Me gustaba dirigir la mirada hacia afuera desde mi habitación. Por una pequeña buhardilla al fondo, podía ver lo tupidos que estaban los bosques, con grandes y viejos robledales, hayas y pinos cubriendo las laderas. Las hojas secas adornaban los jardines, las torres e iglesias tenían forma de pico, y los tejados puntiagudos tenían veletas de forja de viento. Aquellos días pasaban al ritmo de una partida de ajedrez, lentos, con tiempo suficiente para pensar en mi próximo movimiento.

En mis paseos, parcialmente nublados todo el día, cuando miraba las viejas fachadas de casas tono pastel con sus ventanas de hierro forjado y portones de madera, sentía un aire fantasmagórico. No nevó durante mi estancia, pero la niebla bajaba densa, cubriendo las casas y las aceras como una cortina de humo, sin dejar ver nada a dos metros de distancia. Una especie de halo misterioso atravesaba las calles, añadiéndole cierto encanto. Un cielo gris más bien sombrío parecía encogerse y envolverlo todo. Era un tétrico paseo entre murallas, bastiones y torreones, hacia la puerta lúgubre con la torre del reloj al fondo. De alguna manera, pasear por un pavimento de adoquines vacío después del atardecer, bajo la lluvia y con la tenue luz de los faroles, me transmitía una renovada calma. Este retiro invernal me unificaba con la serenidad sin tener que estar expectante a nada ni a nadie. Al regresar a la casa donde me alojaba, percibía el silencio como reposo, el calor de un candelabro como protección y la voz de alguien como compañía.

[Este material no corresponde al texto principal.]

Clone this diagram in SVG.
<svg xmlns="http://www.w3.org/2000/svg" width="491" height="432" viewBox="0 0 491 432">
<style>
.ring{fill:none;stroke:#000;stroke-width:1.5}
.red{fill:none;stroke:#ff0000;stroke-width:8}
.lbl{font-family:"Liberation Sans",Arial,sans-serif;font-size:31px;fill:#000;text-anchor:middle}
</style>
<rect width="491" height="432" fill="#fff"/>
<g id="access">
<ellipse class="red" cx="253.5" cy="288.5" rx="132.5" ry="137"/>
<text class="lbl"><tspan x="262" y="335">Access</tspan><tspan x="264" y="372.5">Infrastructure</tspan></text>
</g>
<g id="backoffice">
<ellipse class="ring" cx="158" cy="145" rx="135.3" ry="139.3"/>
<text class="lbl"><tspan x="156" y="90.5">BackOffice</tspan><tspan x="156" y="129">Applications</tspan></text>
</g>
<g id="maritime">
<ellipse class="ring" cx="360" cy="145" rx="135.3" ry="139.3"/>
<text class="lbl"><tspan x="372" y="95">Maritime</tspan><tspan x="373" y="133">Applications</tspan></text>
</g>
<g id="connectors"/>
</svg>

Permanecí allí durante unos días, encontrando en la intimidad del hogar un espacio acogedor. Philip, un chico británico que también estaba hospedado en la casa, parecía estar muy interesado en la historia de Drácula, ya que tenía un set de colección de botellas de draquila en la mesa.  Yo tomé asiento en otra silla frente a él y comenzamos a charlar mientras caía la noche. Desde la cocina de leña, se desprendía un aroma delicioso a comida casera, y en poco tiempo vi llegar al señor de la casa, quien con un gesto sutil añadía condimentos a su receta mientras se cocinaba a fuego lento. Pronto, se unió a nosotros en la mesa.

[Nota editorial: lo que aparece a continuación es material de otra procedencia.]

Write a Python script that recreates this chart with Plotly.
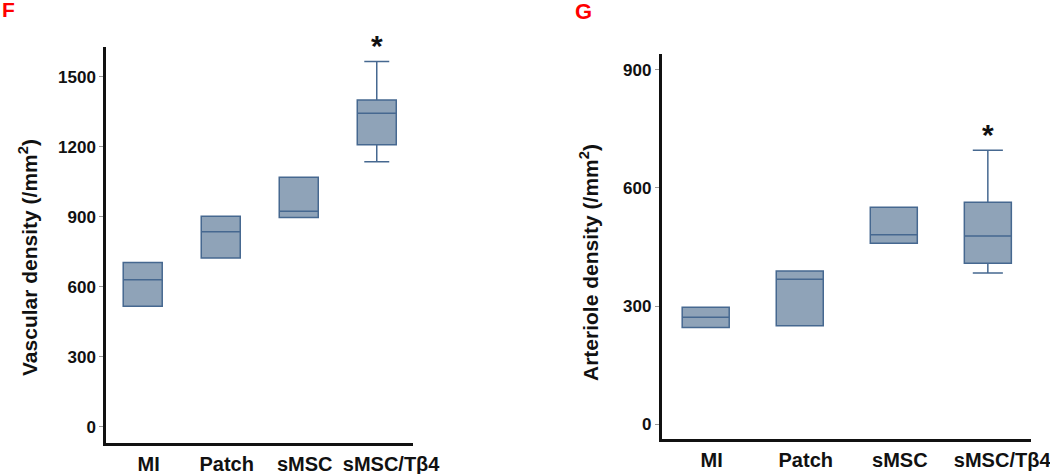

Philip le preguntó a Bladimir sobre la historia del conde Drácula, y yo quedé expectante, aunque sabía que se trataba de una novela. Bladimir respondió con soltura y disposición, como si hubiera contado la historia muchas veces. Nos contó que Vlad Tepes, príncipe de Valaquia entre 1456 y 1462, en el principado rumano de Europa oriental, era conocido por su crueldad en la contienda contra los otomanos. Llegó a utilizar el empalamiento como pena capital para sus prisioneros enemigos, y se decía que incluso bebía su sangre. De ahí su sobrenombre Vlad el empalador o Vlad Drácula. Era el segundo hijo de Vlad Dracul, su padre, quien fue investido por la orden del dragón y vestía una capa negra en defensa de la santa cruz. Según las crónicas de la época, Vlad vivió aquí unos años de su vida antes de mudarse al Castillo de Poenari, hoy parcialmente en ruinas, (y no al de Bran, situado cerca de Brasov, fortaleza medieval, y punto clave del turismo rumano por su vínculo con el personaje ficticio del conde Drácula)

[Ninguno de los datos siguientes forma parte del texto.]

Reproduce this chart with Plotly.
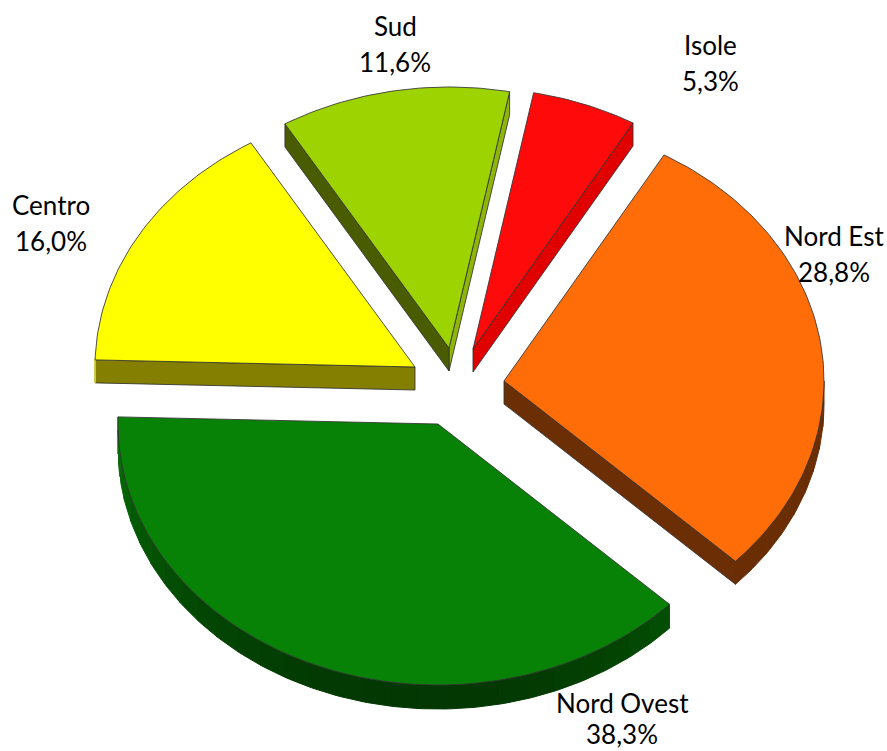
import math
import plotly.graph_objects as go

# Data
categories = ["Nord Est", "Nord Ovest", "Centro", "Sud", "Isole"]
shares = [28.8, 38.3, 16.0, 11.6, 5.3]

# Styling / layout constants
top_colors = ["#ff6d09", "#078207", "#ffff00", "#9dd300", "#ff0a0a"]
cut_colors = ["#6b2e05", None, "#857f00", "#4a5c00", "#e00000"]
cut_side = [1, None, 0, 0, 1]  # which radial edge of the slice shows a wall
right_cut_colors = [None, None, None, "#8eb50a", None]
apex_x = [504, 438, 415, 449, 473]
apex_y = [381, 424, 367, 348, 349]
label_x = [834, 622, 51, 395, 710]
label_y = [236, 703, 205, 26, 45]
value_gap = [36, 31, 36, 36, 36]
RX, RY, DEPTH = 320, 261, 23
START_ANGLE = 30.0
EDGE = "rgba(50,50,50,0.85)"
FONT = dict(family="Lato, Carlito, sans-serif", size=26, color="#000000")


def pt(ax, ay, deg, dy=0.0):
    t = math.radians(deg)
    return ax + RX * math.sin(t), ay - RY * math.cos(t) + dy


def arc(ax, ay, a0, a1, dy=0.0, step=1.0):
    n = max(2, int(abs(a1 - a0) / step) + 1)
    return [pt(ax, ay, a0 + (a1 - a0) * i / (n - 1), dy) for i in range(n)]


def scale(color, f):
    r, g, b = (int(color[i:i + 2], 16) for i in (1, 3, 5))
    return f"rgb({int(r * f)},{int(g * f)},{int(b * f)})"


def poly(pts, fill, line=None, width=1):
    xs = [p[0] for p in pts] + [pts[0][0]]
    ys = [p[1] for p in pts] + [pts[0][1]]
    return go.Scatter(x=xs, y=ys, mode="lines", fill="toself", fillcolor=fill,
                      line=dict(color=line or fill, width=width),
                      hoverinfo="skip", showlegend=False)


def wall_factor(i, deg):
    if i == 0:  # Nord Est: nearly flat brown
        return 0.42
    if deg >= 180:
        return 0.43 + 0.42 * ((deg - 180) / 90) ** 2
    return 0.43 + 0.22 * ((180 - deg) / 50) ** 2


# cumulative angles computed from the shares
bounds = []
a = START_ANGLE
for s in shares:
    bounds.append((a, a + s * 3.6))
    a += s * 3.6

fig = go.Figure()
for i in [4, 3, 2, 0, 1]:  # back to front
    ax, ay = apex_x[i], apex_y[i]
    a0, a1 = bounds[i]
    col = top_colors[i]

    # narrow lit wall on the clockwise end (Sud only)
    if right_cut_colors[i]:
        p = pt(ax, ay, a1)
        fig.add_trace(poly([(ax, ay), p, (p[0], p[1] + DEPTH), (ax, ay + DEPTH)], right_cut_colors[i], EDGE))

    # main radial wall
    if cut_side[i] is not None:
        p = pt(ax, ay, bounds[i][cut_side[i]])
        fig.add_trace(poly([(ax, ay), p, (p[0], p[1] + DEPTH), (ax, ay + DEPTH)], cut_colors[i], EDGE))

    # outer rim, in shaded strips
    lo, hi = max(a0, 90.0), min(a1, 272.0)
    if hi > lo:
        step = 5.0
        d = lo
        while d < hi:
            e = min(d + step, hi)
            strip = arc(ax, ay, d, e) + arc(ax, ay, e, d, DEPTH + (1 if i == 1 else 0))
            fig.add_trace(poly(strip, scale(col, wall_factor(i, (d + e) / 2))))
            d = e

    # top surface
    fig.add_trace(poly([(ax, ay)] + arc(ax, ay, a0, a1), col, EDGE))

# labels
for i, name in enumerate(categories):
    value = f"{shares[i]:.1f}%".replace(".", ",")
    fig.add_annotation(x=label_x[i], y=label_y[i], text=name, showarrow=False, font=FONT,
                       xref="x", yref="y", xanchor="center", yanchor="middle")
    fig.add_annotation(x=label_x[i], y=label_y[i] + value_gap[i], text=value, showarrow=False, font=FONT,
                       xref="x", yref="y", xanchor="center", yanchor="middle")

fig.update_layout(
    width=887, height=751, autosize=False,
    margin=dict(l=0, r=0, t=0, b=0),
    paper_bgcolor="white", plot_bgcolor="white", showlegend=False,
    xaxis=dict(range=[0, 887], visible=False, fixedrange=True),
    yaxis=dict(range=[751, 0], visible=False, fixedrange=True),
)
fig.write_html("out.html", config=dict(displayModeBar=False),
               post_script="document.body.style.margin='0';document.documentElement.style.overflow='hidden';")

Philip y yo no nos movimos del sitio, cautivados por la historia que no nos permitía prestar atención a otra cosa. Bladimir nos invitó a cenar, se levantó de la mesa y fue a la cocina. Regresó con una deliciosa sopa de verduras que sirvió en la mesa dentro de un pan redondo del cual había cortado la parte de arriba y vaciado su miga.

Uno de los placeres del viaje consistía en momentos como aquel, estar en lugares desconocidos donde de la nada surgía un ambiente familiar. Donde las personas mostraban su rostro más humano con cariño. Escuchar las crónicas que se decía que sirvieron de inspiración al autor de la obra para crear el personaje de un vampiro llamado Drácula me había hecho olvidar el tiempo. Pero el verdadero sentido de mi paso por Transilvania había sido descubrir un hermoso territorio con su peculiar historia y su propio acervo cultural.

“No me llevaré el draquila a Inglaterra sin antes probarlo”, dijo Philip al terminar nuestra cena. “Abriré una botella ahora para que brindemos un trago”.

En ese momento, alguien picó a la puerta y, sin dudarlo, Philip se levantó para abrirla y exclamó: “Será Drácula”.